Never. That’s because I don’t use drains in cosmetic breast surgery, and your stitches are dissolvable.
A surgical drain is a tube that’s inserted during surgery. It’s used to remove fluids or blood from a wound so that the tissues heal together better. I have never used drains and don’t recommend drains to my patients for elective cosmetic breast augmentation surgery.
Breast augmentation: No tissue is removed, and there is minimal bleeding.
Breast lift: Generally only skin is removed, and there are no spaces for fluid to collect.
Breast augmentation with lift: In my experience, this simultaneous procedure also does not require drains for the above-mentioned reasons.
Breast reduction: I commonly place a drain in the incision overnight. In reduction surgery, a significant amount of tissue is usually removed, which leaves a large surface area of tissue that could ooze before it starts to heal together. Because the drainage is minimal, the drain only needs to be placed short-term.
A study conducted by two British surgeons who placed drains after breast augmentation surgery reported a 10 percent infection rate in their patients. They suggested that the drains, which could act as entry site for bacteria, possibly caused this high rate. The bottom line: The advantages of using a drain have to outweigh the possible disadvantages. That’s likely the case in breast reconstruction surgery after a mastectomy, where drains are commonly used.

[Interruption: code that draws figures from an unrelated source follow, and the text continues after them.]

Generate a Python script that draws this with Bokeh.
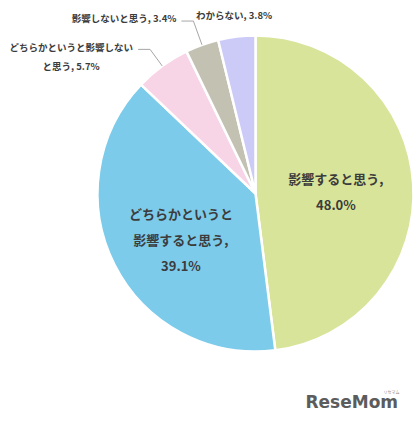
import math
from bokeh.plotting import figure
from bokeh.models import Range1d, ColumnDataSource
from bokeh.core.properties import value
from bokeh.embed import file_html
from bokeh.resources import INLINE

# ---- data ----
categories = ["影響すると思う", "どちらかというと影響すると思う",
              "どちらかというと影響しないと思う", "影響しないと思う", "わからない"]
values = [48.0, 39.1, 5.7, 3.4, 3.8]
colors = ["#d8e49a", "#7ccbea", "#f8d5e6", "#c3c1b2", "#cccbf7"]
inside_heads = {0: ["影響すると思う,"], 1: ["どちらかというと", "影響すると思う,"]}
outside_heads = {2: ["どちらかというと影響しない", "と思う,"], 3: ["影響しないと思う,"], 4: ["わからない,"]}

FONT = value("Noto Sans CJK JP")
TXT = "#3c3c3c"
W, H = 417, 426

def Y(img_y):
    return H - img_y

p = figure(width=W, height=H, x_range=Range1d(0, W), y_range=Range1d(0, H),
           output_backend="svg", toolbar_location=None,
           x_axis_type=None, y_axis_type=None, min_border=0,
           outline_line_color=None, background_fill_color="white",
           border_fill_color="white")
for g in p.grid:
    g.visible = False

cx, cy, R = 255, 193, 158

starts, ends, mids = [], [], []
a = math.pi / 2
for v in values:
    e = a - v / 100 * 2 * math.pi
    starts.append(e)
    ends.append(a)
    mids.append((a + e) / 2)
    a = e

src = ColumnDataSource(dict(x=[cx] * len(values), y=[Y(cy)] * len(values),
                            start=starts, end=ends, color=colors, cat=categories))
p.wedge(x="x", y="y", radius=R, start_angle="start", end_angle="end",
        direction="anticlock", fill_color="color", line_color="white",
        line_width=2.5, source=src)

def pct(v):
    return f"{v:.1f}%"

inside_r = {0: 0.51, 1: 0.55}
inside_nudge = {0: (0, 3), 1: (3, 7)}
line_h = 26
tx, ty, tt = [], [], []
for i, heads in inside_heads.items():
    lines = heads + [pct(values[i])]
    bx = cx + inside_r[i] * R * math.cos(mids[i]) + inside_nudge[i][0]
    by = cy - inside_r[i] * R * math.sin(mids[i]) + inside_nudge[i][1]
    n = len(lines)
    for k, s in enumerate(lines):
        tx.append(bx)
        ty.append(Y(by + (k - (n - 1) / 2) * line_h))
        tt.append(s)
p.text(x=tx, y=ty, text=tt, text_font=FONT, text_font_style="bold",
       text_font_size="13px", text_color=TXT, text_align="center",
       text_baseline="middle")

i = 4
lx = cx + 1.14 * R * math.cos(mids[i])
ly = cy - 1.14 * R * math.sin(mids[i])
p.text(x=[lx], y=[Y(ly)], text=[outside_heads[i][0] + " " + pct(values[i])],
       text_font=FONT, text_font_style="bold", text_font_size="9.5px",
       text_color=TXT, text_align="center", text_baseline="middle")

elbow_r = {2: 1.13, 3: 1.16}
for i in (2, 3):
    ex = cx + R * math.cos(mids[i])
    ey = cy - R * math.sin(mids[i])
    bx = cx + elbow_r[i] * R * math.cos(mids[i])
    by = cy - elbow_r[i] * R * math.sin(mids[i])
    hx = bx - 12
    p.line(x=[ex, bx, hx], y=[Y(ey), Y(by), Y(by)], line_color="#a6a6a6", line_width=1)
    heads = outside_heads[i]
    if len(heads) == 1:
        p.text(x=[hx - 5], y=[Y(by - 3)], text=[heads[0] + " " + pct(values[i])],
               text_font=FONT, text_font_style="bold", text_font_size="9.5px",
               text_color=TXT, text_align="right", text_baseline="middle")
    else:
        p.text(x=[hx - 5], y=[Y(by - 2)], text=[heads[0]],
               text_font=FONT, text_font_style="bold", text_font_size="9.5px",
               text_color=TXT, text_align="right", text_baseline="middle")
        p.text(x=[hx - 67], y=[Y(by + 17)], text=[heads[1] + " " + pct(values[i])],
               text_font=FONT, text_font_style="bold", text_font_size="9.5px",
               text_color=TXT, text_align="center", text_baseline="middle")

p.text(x=[305], y=[Y(401)], text=["ReseMom"], text_font=value("DejaVu Sans"),
       text_font_style="bold", text_font_size="17px", text_color="#5c5c5c",
       text_align="left", text_baseline="middle")
p.text(x=[391], y=[Y(391)], text=["リセマム"], text_font=FONT,
       text_font_size="4px", text_color="#888888", text_align="center",
       text_baseline="middle")

open("out.html", "w").write(file_html(p, INLINE))
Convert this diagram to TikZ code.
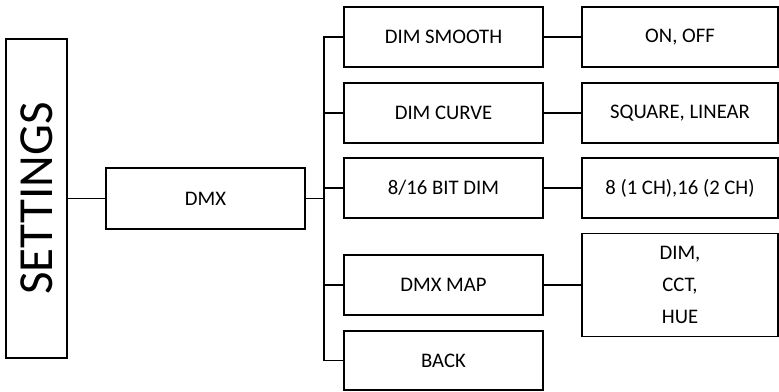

Some surgeons close the incision with stitches on the outside, which are usually removed five to seven days after surgery. During surgery, instead of using external stitches, and after deeper closure of tissues, I put a single strand of dissolvable stitches just beneath the skin edge to make for the nicest closure. Then I place an adhesive strip over the incision. These stitches dissolve in about six weeks.
Patients sometimes ask if the implants can fall out. The likelihood of the incision opening is extremely low: That’s because the deep tissue is brought together with multiple layers of thick, braided stitches that take about three months to dissolve. Even if the incision opened, the implant wouldn’t pop out. A thin, protective layer of tissue encases it as early as three weeks after surgery.
Incisions stay a little red, lumpy and bumpy for six weeks. Around that time they form a solid healing ridge. From this point, it takes about six months for the firm ridge to start to soften (this is known as the incision maturing). It will take about a year for darker-skinned patients and up to two years for fairer-skinned patients to know their incision’s final color – which might be darker, lighter or the same as the surrounding skin.